2013年2月24日日曜日

イングリット=フリッター リサイタル 評

2013年2月24日 日曜日
ふれあい福寿会館 サラマンカホール (岐阜県岐阜市)

曲目:
ルートヴィッヒ=ファン=ベートーフェン ピアノ-ソナタ第17番「テンペスト」 op.31-2
フレデリック=ショパン ノクターン第8番 op.27-2
フレデリック=ショパン ワルツ第1番 op.18「華麗なる大ワルツ」
フレデリック=ショパン ワルツ第19番
フレデリック=ショパン バラード第4番
(休憩)
ルートヴィッヒ=ファン-ベートーフェン ピアノ-ソナタ第23番「熱情」 op.57

ピアノ:イングリット=フリッター

イングリット=フリッターはアルヘンティーナ(アルゼンチン)、ブエノスアイレス生まれのピアニストである。彼女の公式ウェブサイトその他の情報よると、今回の来日公演は、2月24日の岐阜公演が唯一のリサイタル、他に2月28日・3月1日、大阪フィルハーモニー交響楽団にて準-メルクルの指揮によりシューマンのピアノ協奏曲を演奏するのみとなっており、希少な演奏会となる。マルタ=アルゲリッチと同郷の彼女がどのような演奏を見せるか、注目のリサイタルとなる。

なーんて書いたが、ある日ふとサラマンカホールのウェブサイトをみて、南米出身のピアニストが来るという理由だけで行くことを決断した。南米出身とは物好きな・・・、とは言われそうであるが、マルタ=アルゲリッチ→ブルーノ=レオナルド=ゲルバーと続く系譜を見れば、決して南米は西洋古典音楽の「辺境」ではない。アルヘンティーナからは離れるが、ヴェネズエラの「エル-システマ」や「シモン=ボリバル-ユース-オーケストラ-オブ-ヴェネズエラ」の存在を考えても、南米は西洋古典音楽の密かな一大根拠地である。カスティージャ語を話す人たちの音楽はなかなか聴けないし、興味本位、あるいは怖いもの見たさの動機もあって、岐阜に行く事とした。

彼女の独特のお辞儀から、演奏会は始まる。腰を後ろずらし、頭を膝の高さまで下げるお辞儀だ。体の柔らかさをアピールしているかのようにも見える。ピアノの椅子を音を立てて位置を調整し、髪や体に触れてから、ピアノを弾き始める。

「テンペスト」は、まあごく普通に始まる。第一楽章は普通の出来、第二楽章は若干退屈気味である。

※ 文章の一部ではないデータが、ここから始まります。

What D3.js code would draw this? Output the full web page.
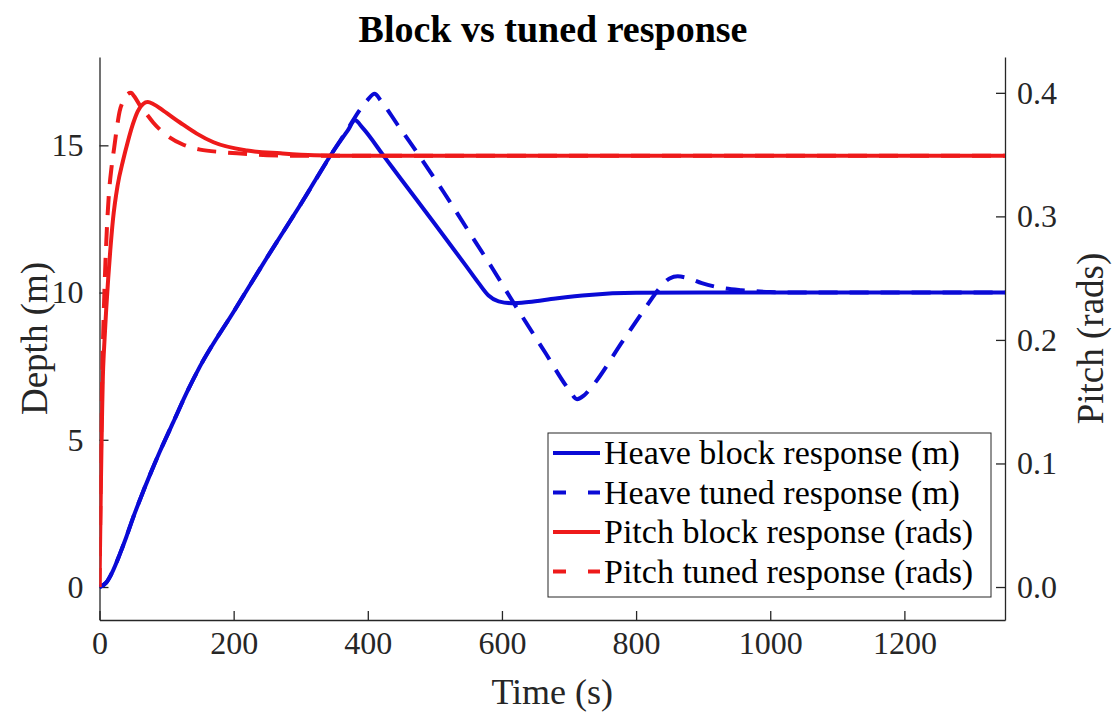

しかしながら第三楽章でイングリットはサンタ-チェチーリアとの交信に成功したのか、霊感に満ちた演奏となる。そのままの調子でショパンになだれ込む。

「テンペスト」第三楽章からショパンの四曲までに関しては、非常に多くの側面を観客に見せる。これを説明する事はちょっと難しい。南米出身となると「情熱」を連想させるが、彼女の演奏は「情感」を込めた優しい演奏だ。と見せかけて置きながら、急にアッチェレラントを掛けて激しくパッションを出したりもする。とても興に乗っていた演奏である。サンタ-チェチーリアとの交信を開始してからのイングリットは、その多彩な姿で観客を魅了していく。

休憩後の「熱情」は、どちらかと言うとパッションを前面に出した激しい演奏になる。休憩によって、サンタ-チェチーリアとの交信が途絶えてしまわないか心配したが、間もなくその懸念は解消した。700名規模のサラマンカホールの音響も素晴らしく、この音響も巧く引き出した演奏である。

「熱情」が終わった後のイングリットの表情は、演奏開始前とは打って変わってとても上機嫌である。アンコールは三つ用意してある。にっこり笑って「ショパン」と言ったら拍手をさせずに「子犬のワルツ」、ノリノリの快演だ。二曲目のアンコールはアルヘンティーナの作曲家、アルベルト=ヒナステラの「三つのアルヘンティーナ舞曲集」より第一曲、現代音楽にも対応できるだけのテクニックは持っている事が分かる素晴らしい演奏である。三曲目はショパンに戻って「ノクターン」op.9-3で、観客の心を落ち着かせて、演奏会を終える。

期待以上の素晴らしい演奏会である。一言では説明しがたい多面的な姿を繰り出すイングリット=フリッター、サンタ-チェチーリアとの交信回路さえ確保すれば、最強のピアニストだ。マルタ=アルゲリッチ、ブルーノ=レオナルド=ゲルバーともいつの間にか70歳代になってしまい、年齢的な限界が近づいてきている中で、イングリットは今年40歳だ。南米からの新たな世代のピアニストを見出すことができて、とてもうれしい。